The race-related anger of the African-American may differ from the caste-related anger of the Dalit. Again, the post-colonial anger the Middle East may differ from the post-Communist anger of East Europe, or that of the weak nations that feel that their natural resources are being exploited by stronger nations, or people who feel that their jobs are being taken away by immigrants. But each of them hurts human hearts, and each of them makes human societies unstable.
Stored Anger says, epics are full of violence, so are historic accounts. The winners boast, and their boasts go into histories. Losers remember, and their memories go into the production of more brutish weapons. The development of Nuclear weapons had some relationship to the Holocaust.
Great conquerors are admired for their achievements. The good they do remains on and bears fruit. The harshness they inflict on others too bears its fruit in due time. In Ayodhya it was after four centuries, in Kosovo after eight.
Arnold Toynbee argues that the Persian excesses on the Greeks produced Alexander, that the Greco-Roman thrust into Asia invited an Islamic thrust to the gates of Vienna and the heart of the Iberian Peninsula. A western response to this aggression took them all the way to world-conquest and to the ends of the earth. A push in one direction in excess invites a push in the opposite direction, says Toynbee.
Too often we study the immediate causes of an instance of violence. Deeper causes, diverse causes, and distant causes are not explored. So the issues do not reach the road to solution. And wrong solutions place you on the path to further violence.
Stored Anger is an invitation to a ‘Contextual Understanding’ of a situation of violence, not in order to assign blame but to share the pain...not only with the victim, but also with the aggressor. Archbishop Menamparampil’s argument is that contextual understanding of anger with sensitivity and respect alone will open out a path to peace.
Sensitivity brings anger down. Even if peace does not come immediately, some progress can be made. ‘Anger-reduction’ or anger-management is merely the first step. But a helpful conversation can begin. For, all are interested in a common future.

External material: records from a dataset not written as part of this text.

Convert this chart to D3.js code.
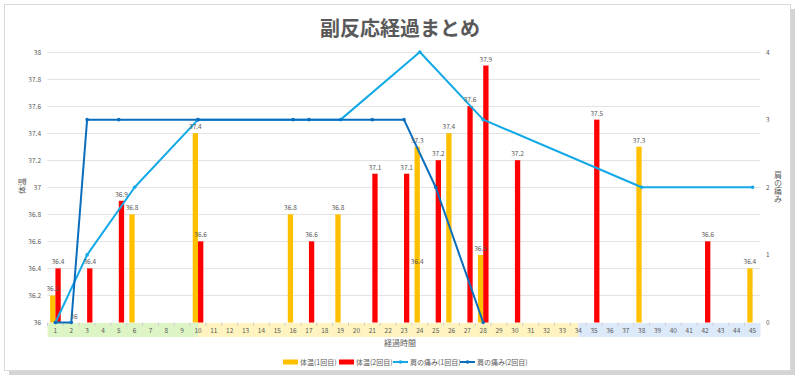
<!DOCTYPE html>
<html>
<head>
<meta charset="utf-8">
<script src="https://cdn.jsdelivr.net/npm/d3@7"></script>
<style>
  body { margin: 0; background: #fff; }
  svg { font-family: "Noto Sans CJK JP", "Noto Sans", sans-serif; }
</style>
</head>
<body>
<script>
var width = 800, height = 380

// 経過時間 1..45
var categories = d3.range(1, 46)
// 体温(1回目) / 体温(2回目): [経過時間, 値]
var temp1 = [[1, 36.2], [6, 36.8], [10, 37.4], [16, 36.8], [19, 36.8], [24, 37.3], [26, 37.4], [28, 36.5], [38, 37.3], [45, 36.4]]
var temp2 = [[1, 36.4], [2, 36], [3, 36.4], [5, 36.9], [10, 36.6], [17, 36.6], [21, 37.1], [23, 37.1], [25, 37.2], [27, 37.6], [28, 37.9], [30, 37.2], [35, 37.5], [42, 36.6]]
// ラベルだけ残っている点
var strayLabels = [[24, 36.4]]
// 肩の痛み(1回目) / 肩の痛み(2回目)
var pain1 = [[1, 0], [3, 1], [6, 2], [10, 3], [19, 3], [24, 4], [28, 3], [38, 2], [45, 2]]
var pain2 = [[1, 0], [2, 0], [3, 3], [5, 3], [10, 3], [16, 3], [17, 3], [21, 3], [23, 3], [25, 2], [28, 0]]
var leftTicks = d3.range(36, 38.01, 0.2)
var rightTicks = [0, 1, 2, 3, 4]
var bands = [{from: 1, to: 10, color: "#DDF5C5"}, {from: 10, to: 34, color: "#FFF4BF"}, {from: 34, to: 45, color: "#DCE9F8"}]

var gray = "#595959"
var margin = {left: 47.5, right: 39.5, top: 52, bottom: 57.5}

var svg = d3.select("body").append("svg")
    .attr("width", width)
    .attr("height", height)

// 枠と影
svg.append("rect")
    .attr("x", 9).attr("y", 9).attr("width", 786).attr("height", 366)
    .attr("fill", "#D4D4D4")
svg.append("rect")
    .attr("x", 4.5).attr("y", 4.5).attr("width", 786).attr("height", 366)
    .attr("fill", "#fff").attr("stroke", "#D9D9D9")

var x = d3.scaleBand()
    .domain(categories)
    .range([margin.left, width - margin.right])
    .paddingInner(0.33)
    .paddingOuter(0.165)

var xSub = d3.scaleBand()
    .domain(["t1", "t2"])
    .range([0, x.bandwidth()])

var y = d3.scaleLinear()
    .domain([36, 38])
    .range([height - margin.bottom, margin.top])

var y2 = d3.scaleLinear()
    .domain([0, 4])
    .range([height - margin.bottom, margin.top])

function cx(c) { return x(c) + x.bandwidth() / 2 }

// タイトル
svg.append("text")
    .attr("x", 400).attr("y", 36)
    .attr("text-anchor", "middle")
    .attr("font-size", 20)
    .attr("font-weight", "bold")
    .attr("fill", gray)
    .text("副反応経過まとめ")

// グリッド
svg.append("g")
  .selectAll("line")
  .data(leftTicks)
  .enter().append("line")
    .attr("x1", margin.left).attr("x2", width - margin.right)
    .attr("y1", function(d) { return Math.round(y(d)) + 0.5 })
    .attr("y2", function(d) { return Math.round(y(d)) + 0.5 })
    .attr("stroke", "#E3E3E3")

// 左軸
svg.append("g")
  .selectAll("text")
  .data(leftTicks)
  .enter().append("text")
    .attr("x", 41).attr("y", function(d) { return y(d) + 2.5 })
    .attr("text-anchor", "end")
    .attr("font-size", 6.5)
    .attr("fill", gray)
    .text(function(d) { return +d.toFixed(1) })

// 右軸
svg.append("g")
  .selectAll("text")
  .data(rightTicks)
  .enter().append("text")
    .attr("x", 766).attr("y", function(d) { return y2(d) + 2.5 })
    .attr("font-size", 6.5)
    .attr("fill", gray)
    .text(function(d) { return d })

// 軸タイトル
svg.append("text")
    .attr("transform", "translate(25,186) rotate(-90)")
    .attr("text-anchor", "middle")
    .attr("font-size", 8)
    .attr("fill", gray)
    .text("体温")
svg.append("text")
    .attr("x", 778).attr("y", 187)
    .style("writing-mode", "vertical-rl")
    .attr("text-anchor", "middle")
    .attr("font-size", 8)
    .attr("fill", gray)
    .text("肩の痛み")
svg.append("text")
    .attr("x", 400).attr("y", 346)
    .attr("text-anchor", "middle")
    .attr("font-size", 8)
    .attr("fill", gray)
    .text("経過時間")

// カテゴリ背景
var base = y(36)
svg.append("g")
  .selectAll("rect")
  .data(bands)
  .enter().append("rect")
    .attr("x", function(d) { return d.from === 1 ? margin.left : cx(d.from) })
    .attr("width", function(d) {
        var a = d.from === 1 ? margin.left : cx(d.from)
        var b = d.to === 45 ? width - margin.right : cx(d.to)
        return b - a
    })
    .attr("y", base + 0.5).attr("height", 14)
    .attr("fill", function(d) { return d.color })

svg.append("g")
  .selectAll("line")
  .data(categories)
  .enter().append("line")
    .attr("x1", function(d) { return x(d) - x.step() * x.paddingInner() / 2 })
    .attr("x2", function(d) { return x(d) - x.step() * x.paddingInner() / 2 })
    .attr("y1", base).attr("y2", base + 3.5)
    .attr("stroke", "#D0D0D0")

svg.append("g")
  .selectAll("text")
  .data(categories)
  .enter().append("text")
    .attr("x", cx).attr("y", base + 10)
    .attr("text-anchor", "middle")
    .attr("font-size", 6.5)
    .attr("fill", gray)
    .text(function(d) { return d })

// 棒
function drawBars(data, key, color) {
    var g = svg.append("g")
    g.selectAll("rect")
      .data(data)
      .enter().append("rect")
        .attr("x", function(d) { return x(d[0]) + xSub(key) })
        .attr("width", xSub.bandwidth())
        .attr("y", function(d) { return y(d[1]) })
        .attr("height", function(d) { return y(36) - y(d[1]) })
        .attr("fill", color)
}
drawBars(temp1, "t1", "#FFC000")
drawBars(temp2, "t2", "#FF0000")

// 線
function drawLine(data, color) {
    var line = d3.line()
        .x(function(d) { return cx(d[0]) })
        .y(function(d) { return y2(d[1]) })
    var g = svg.append("g")
    g.append("path")
        .datum(data)
        .attr("d", line)
        .attr("fill", "none")
        .attr("stroke", color)
        .attr("stroke-width", 2)
        .attr("stroke-linejoin", "round")
    g.selectAll("circle")
      .data(data)
      .enter().append("circle")
        .attr("cx", function(d) { return cx(d[0]) })
        .attr("cy", function(d) { return y2(d[1]) })
        .attr("r", 1.8)
        .attr("fill", color)
}
drawLine(pain1, "#12A9E6")
drawLine(pain2, "#0A6EBD")

// データラベル
function drawLabels(data, key) {
    svg.append("g")
      .selectAll("text")
      .data(data)
      .enter().append("text")
        .attr("x", function(d) { return x(d[0]) + xSub(key) + xSub.bandwidth() / 2 })
        .attr("y", function(d) { return y(d[1]) - 4 })
        .attr("text-anchor", "middle")
        .attr("font-size", 6.5)
        .attr("fill", gray)
        .text(function(d) { return d[1] })
}
drawLabels(temp1, "t1")
drawLabels(temp2, "t2")
drawLabels(strayLabels, "t1")

// 凡例
var legend = [
    {name: "体温(1回目)", color: "#FFC000", type: "rect", x: 283},
    {name: "体温(2回目)", color: "#FF0000", type: "rect", x: 339},
    {name: "肩の痛み(1回目)", color: "#12A9E6", type: "line", x: 393},
    {name: "肩の痛み(2回目)", color: "#0A6EBD", type: "line", x: 460}
]
var lg = svg.append("g").attr("transform", "translate(0,362)")
    .selectAll("g")
    .data(legend)
    .enter().append("g")
    .attr("transform", function(d) { return "translate(" + d.x + ",0)" })
lg.filter(function(d) { return d.type === "rect" }).append("rect")
    .attr("x", 0).attr("y", -2.5).attr("width", 15).attr("height", 5)
    .attr("fill", function(d) { return d.color })
lg.filter(function(d) { return d.type === "line" }).append("line")
    .attr("x1", 0).attr("x2", 15).attr("y1", 0).attr("y2", 0)
    .attr("stroke", function(d) { return d.color })
    .attr("stroke-width", 2)
lg.filter(function(d) { return d.type === "line" }).append("circle")
    .attr("cx", 7.5).attr("cy", 0).attr("r", 1.8)
    .attr("fill", function(d) { return d.color })
lg.append("text")
    .attr("x", 17).attr("y", 2.5)
    .attr("font-size", 7)
    .attr("fill", gray)
    .text(function(d) { return d.name })
</script>
</body>
</html>
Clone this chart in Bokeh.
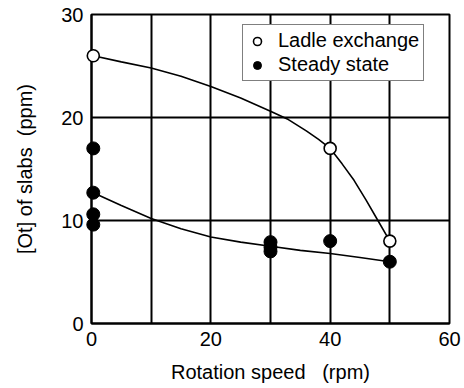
from bokeh.plotting import figure
from bokeh.models import FixedTicker, Legend, LegendItem, Range1d
from bokeh.embed import file_html
from bokeh.resources import INLINE

# Measured [Ot] of slabs vs. rotation speed
ladle_rpm = [0.3, 40, 50]
ladle_ppm = [26.0, 17.0, 8.0]

steady_rpm = [0.3, 0.3, 0.3, 0.3, 30, 30, 30, 40, 50]
steady_ppm = [17.0, 12.7, 10.6, 9.6, 7.9, 7.4, 7.0, 8.0, 6.0]

# Hand-drawn trend curves through each series
ladle_curve_rpm = [0.3, 5, 10, 15, 20, 25, 30, 33, 36, 38, 40, 42, 44, 46, 48, 50]
ladle_curve_ppm = [26.0, 25.4, 24.8, 24.0, 23.0, 21.9, 20.6, 19.8, 18.7, 17.9, 17.0, 15.5, 13.9, 12.0, 10.0, 8.0]

steady_curve_rpm = [0.3, 5, 10, 15, 20, 25, 30, 35, 40, 45, 50]
steady_curve_ppm = [12.7, 11.45, 10.2, 9.2, 8.4, 7.9, 7.5, 7.1, 6.8, 6.4, 6.0]

x_ticks = [0, 20, 40, 60]
y_ticks = [0, 10, 20, 30]
x_grid = [10, 20, 30, 40, 50]
y_grid = [10, 20]

FONT = "Liberation Sans"
FSIZE = "20px"
NBSP = "\u00a0"

p = figure(width=464, height=388, output_backend="svg", toolbar_location=None,
           x_range=Range1d(0, 60), y_range=Range1d(0, 30),
           min_border_left=91, min_border_right=15,
           min_border_top=14, min_border_bottom=65)
p.background_fill_color = "white"
p.border_fill_color = "white"
p.outline_line_color = "black"
p.outline_line_width = 2

p.xaxis.ticker = FixedTicker(ticks=x_ticks)
p.yaxis.ticker = FixedTicker(ticks=y_ticks)
p.xgrid.ticker = FixedTicker(ticks=x_grid)
p.ygrid.ticker = FixedTicker(ticks=y_grid)
for g in (p.xgrid, p.ygrid):
    g.grid_line_color = "black"
    g.grid_line_width = 2
    g.grid_line_alpha = 1.0

for ax in (p.xaxis, p.yaxis):
    ax.axis_line_color = "black"
    ax.axis_line_width = 2
    ax.major_tick_in = 0
    ax.major_tick_out = 0
    ax.minor_tick_in = 0
    ax.minor_tick_out = 0
    ax.major_label_text_font = FONT
    ax.major_label_text_font_size = FSIZE
    ax.major_label_text_color = "black"
    ax.major_label_standoff = 8
    ax.axis_label_text_font = FONT
    ax.axis_label_text_font_size = FSIZE
    ax.axis_label_text_font_style = "normal"
    ax.axis_label_text_color = "black"

p.xaxis.axis_label = "Rotation speed" + NBSP * 3 + "(rpm)"
p.xaxis.axis_label_standoff = 12
p.yaxis.axis_label = "[Ot] of slabs" + NBSP * 2 + "(ppm)"
p.yaxis.axis_label_standoff = 22

p.line(ladle_curve_rpm, ladle_curve_ppm, line_color="black", line_width=1.6)
p.line(steady_curve_rpm, steady_curve_ppm, line_color="black", line_width=1.6)

# markers sit on the left frame edge, so draw them above the frame clip
r_steady = p.scatter(steady_rpm, steady_ppm, marker="circle", size=13,
                     fill_color="black", line_color="black", level="overlay")
r_ladle = p.scatter(ladle_rpm, ladle_ppm, marker="circle", size=12,
                    fill_color="white", line_color="black", line_width=1.6,
                    level="overlay")

legend = Legend(items=[LegendItem(label="Ladle exchange", renderers=[r_ladle]),
                       LegendItem(label="Steady state", renderers=[r_steady])],
                location=(151, 242))
legend.label_text_font = FONT
legend.label_text_font_size = FSIZE
legend.label_text_color = "black"
legend.border_line_color = "black"
legend.border_line_width = 1
legend.background_fill_alpha = 1.0
legend.padding = 4
legend.spacing = 1
legend.label_standoff = 11
legend.glyph_width = 20
legend.glyph_height = 20
legend.label_height = 20
legend.margin = 0
p.add_layout(legend)

open("out.html", "w").write(file_html(p, INLINE))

The Archbishop argues that it is in the context of violence that peace-makers also arise: Buddha in his times, Gandhi in our days. Mandela or Tutu or Martin Luther King in their own contexts. The book refers to a number of models and their contribution. But ultimately ‘creativity in context’ alone will give the answer.
Man-created problems definitely have answers discoverable my man, whether they be in Afghanistan, Syria, Dallas, Paris, Saxony, or Muzaffarnagar. Every committed citizen has a duty to contribute his/her share. In global times, it is a global duty.